*not gonna lie, I just spent about 30 minutes trying to find an appropriate pic for this post… I decided to start the post and we’ll figure that part out later..*
I was going to write about this last week, but decided to let the other blogs have at it. I’d attack it the week after, when everyone is looking for the next thing to talk about (bet you SOMEONE is gonna blog about that Rihanna and C. Brown song.. let’s put money on it)
$5? *holds out pinkie*…. bet.
OH, and before we start….. ↓↓↓
I was at my gay husband’s house when I heard that Whitney Houston had passed. He was moved to put on her greatest hits and dance the rest of the night. I told him I was in shock and would probably react when I got home. I didn’t want to have to explain myself.
I felt “nothing.”
Yes, I grew up with Whitney. She sings some good songs. I don’t deny her talent. Yes, I kinda knew what was going on with her but I didn’t watch that Diane Sawyer interview, didn’t see Bodyguard, and didn’t know that she was working on a movie. Headline making news was usually mentioned to me in an incredulous tone. Something like, “can you beLIEVE Whitney is dating Ray-J?” To which I’d usually reply with some variation of
The only “I will always love you” song that I like is sung by Troop. I HATE the one that she sings. H.A.T.E.
(you can throw tomatoes later)
Whitney’s funeral was this past Saturday. Since I hadn’t felt anything about her passing, I had no interest in knowing when the funeral was.
I came on Twitter that afternoon and my timeline was exploding with their feelings about what was happening. That’s what Twitter is for so I wasn’t annoyed. However, people going on with their crying had me confused. The out pour was of such a magnitude that I started to examine myself. I was still feeling nothing and by this time I realized it wasn’t because I was in shock. I was almost nonchalant.
For someone that has been to too many funerals, I have no problem expressing grief. I sat back and realized that I kinda don’t feel anything whenever a celebrity passes. I don’t know them. Yeah, what they did might have brought some good memories (via their music, movies, etc) but just because I glanced their story on a magazine cover every now and then didn’t make us close. I don’t necessarily feel invested in their lives in any way.
Whitney passing was like Michael in my book. Not that I’m saying she was like Michael in scale of career or talent, but my reaction was the same. “Oh wow, that’s crazy.” “Such a shame” and other variations of the Jamaican’s saying “can you imagine!?” If anything got me it was that they passed alone. I don’t know know why I feel that everyone deserves to pass with loved ones close by but I do. I don’t feel anyone should leave this earth feeling alone. (You guys know what I mean)

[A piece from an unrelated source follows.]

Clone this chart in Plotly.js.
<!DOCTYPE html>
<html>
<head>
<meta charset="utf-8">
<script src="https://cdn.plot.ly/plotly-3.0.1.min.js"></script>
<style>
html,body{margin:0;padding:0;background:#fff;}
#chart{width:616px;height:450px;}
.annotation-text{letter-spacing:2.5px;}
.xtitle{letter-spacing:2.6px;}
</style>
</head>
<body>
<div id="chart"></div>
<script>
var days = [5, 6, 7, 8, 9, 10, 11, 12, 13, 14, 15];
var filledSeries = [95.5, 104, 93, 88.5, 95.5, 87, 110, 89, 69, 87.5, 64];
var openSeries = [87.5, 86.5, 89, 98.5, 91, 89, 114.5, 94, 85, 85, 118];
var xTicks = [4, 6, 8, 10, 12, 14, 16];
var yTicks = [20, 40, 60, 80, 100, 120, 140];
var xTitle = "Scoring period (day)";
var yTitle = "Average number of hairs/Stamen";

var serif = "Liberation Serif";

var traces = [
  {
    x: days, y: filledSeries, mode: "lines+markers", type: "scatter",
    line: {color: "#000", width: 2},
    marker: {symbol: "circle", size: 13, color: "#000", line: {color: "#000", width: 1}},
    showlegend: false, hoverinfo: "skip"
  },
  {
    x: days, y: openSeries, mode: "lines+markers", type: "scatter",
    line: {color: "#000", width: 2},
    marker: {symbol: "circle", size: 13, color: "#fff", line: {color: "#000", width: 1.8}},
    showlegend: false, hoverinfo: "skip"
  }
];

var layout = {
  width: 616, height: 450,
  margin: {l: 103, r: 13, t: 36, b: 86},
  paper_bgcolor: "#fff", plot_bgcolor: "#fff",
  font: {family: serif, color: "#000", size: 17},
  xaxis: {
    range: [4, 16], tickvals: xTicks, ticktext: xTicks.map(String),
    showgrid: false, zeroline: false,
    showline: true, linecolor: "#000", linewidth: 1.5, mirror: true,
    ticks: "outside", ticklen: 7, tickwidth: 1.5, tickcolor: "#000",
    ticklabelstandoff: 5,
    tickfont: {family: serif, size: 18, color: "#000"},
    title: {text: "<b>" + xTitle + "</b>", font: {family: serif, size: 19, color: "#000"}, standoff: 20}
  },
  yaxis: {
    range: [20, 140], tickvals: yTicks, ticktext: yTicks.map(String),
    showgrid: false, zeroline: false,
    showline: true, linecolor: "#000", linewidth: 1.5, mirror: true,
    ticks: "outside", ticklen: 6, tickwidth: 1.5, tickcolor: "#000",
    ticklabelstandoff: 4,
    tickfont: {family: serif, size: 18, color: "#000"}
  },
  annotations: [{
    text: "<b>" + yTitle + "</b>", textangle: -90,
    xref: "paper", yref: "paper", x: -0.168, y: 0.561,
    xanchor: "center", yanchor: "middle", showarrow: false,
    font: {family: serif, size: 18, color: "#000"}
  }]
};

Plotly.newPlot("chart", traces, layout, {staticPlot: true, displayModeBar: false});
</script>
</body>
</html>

For someone that has had two ex boyfriends die in car accidents, I can’t relate on the same level when someone I don’t know loses their life. We hear that she was talented. Some might say “what a waste.” My thought is, with few exceptions, I think any life that’s cut short early is a waste. If I don’t cry for the deaths I watch on the news (I don’t watch the news for this very reason) then why would I mourn a celebrity any differently?
I saw a tweet that said a celebrities death makes us question our mortality. I guess that could be a reason. I can’t speak for everyone, but every now and then I do feel invincible. I usually come back to reality very quickly. The logic in my mind says “did you never expect them to die?” I guess it’s the suddenness of it all. I’m really clutching at straws because I keep thinking there’s a logical reason that people are bawling over someone most of them have never met.
That last sentence made me cringe at how heartless it sounded but I can’t think of another way to say it (at 2:30 in the morning)
I don’t know. I WILL say that when I see people’s grief, I’m sometimes moved to tears. Maybe that would’ve happened if I’d watched a good portion of the funeral, but I didn’t. Other people crying makes me cry. “Sympathy tears” if you will. But, I’m wondering what part of the Matrix am I in if I seem to be the only one that says “wow, that’s a shame” and keeps it moving? I won’t discount others’ grief because we all feel things differently. Because I had a different reaction doesn’t make others’ wrong. That’s the beauty of it. But I’m wondering what about it moved people to tears. I’ll say some variation of “I can’t believe she’s gone” when I hear a song of hers, but other than that…….
I’ve got nothing…
Peace and Love, Nick
Did the Whitney Houston news bring you to tears? Why or why not? I’m really asking from a place of “wanting to know.” Cuz I’m over here *Kanye shrugging* My mother didn’t feel much of anything either, but she’s not a good gauge cuz she’s a robot.